Moving from R&D to the rest of the business
Aside from the technical hurdles, one of the main challenges R&D faced was creating the skills base within the wider developer teams to enable the move to Erlang. “It is one of those things where there is a bit hump to get into it. You look at the whole functional programming, the syntax and so forth, and it definitely requires an effort to get into it. But once you get people through that initial pain barrier, the developers tend to really, really like it," Macklin insists.
“It has the right amount of pragmatism to enable people to deliver quickly, with the right amount of geekiness to make it fun to work with.

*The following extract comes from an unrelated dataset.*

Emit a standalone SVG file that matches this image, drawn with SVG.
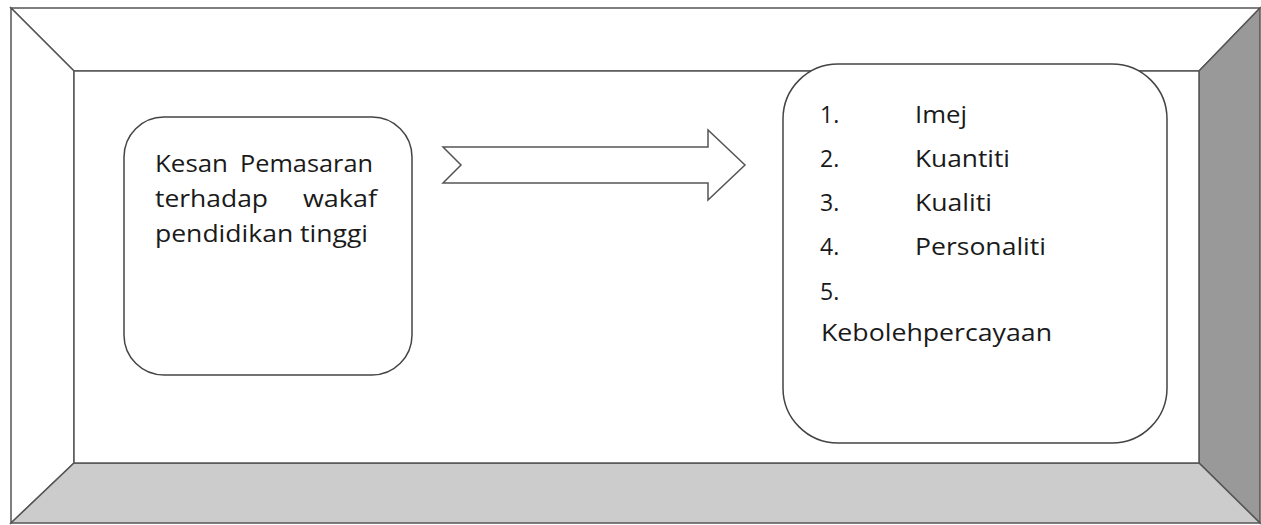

It is important to make it fun and intriguing, so developers can be passionate about it.”
After initially engaging with a service provider, Erlang Solutions, Bet365 quickly built its own expertise and now it trains its own developers. Around 10 percent of the 300 IT staff at the company are now proficient with the language, and Macklin expects it will be used more widely in applications in future. However, the firm will continue to rely on other languages, such as Java and .NET, which are better suited to certain tasks.
“Erlang is not useful for absolutely everything, but we have a roadmap of what we will be using it for in the next year. It has a very large applicability for some of our large-scale use cases,” he says.
Macklin adds that, despite not having the same profile as Scala or other emerging languages, it is likely to continue to gain traction with other businesses.
“Erlang may have been around for a while but that isn’t to its detriment – it is actually one of its strengths and it shows the pedigree,” he says.
"The big turning point – although we were looking at it before this – was the success of WhatsApp, and the scalability of what they get out of their platform and what they are able to deliver with such a small development team. If you wanted a poster child for an organistion that has used Erlang and has been massively successful then they would be one.
“It might not be as big as any of the other main players, so to speak. But the effect that it has had on our business has been really good, and it has been very effective in the problems we have used it for.”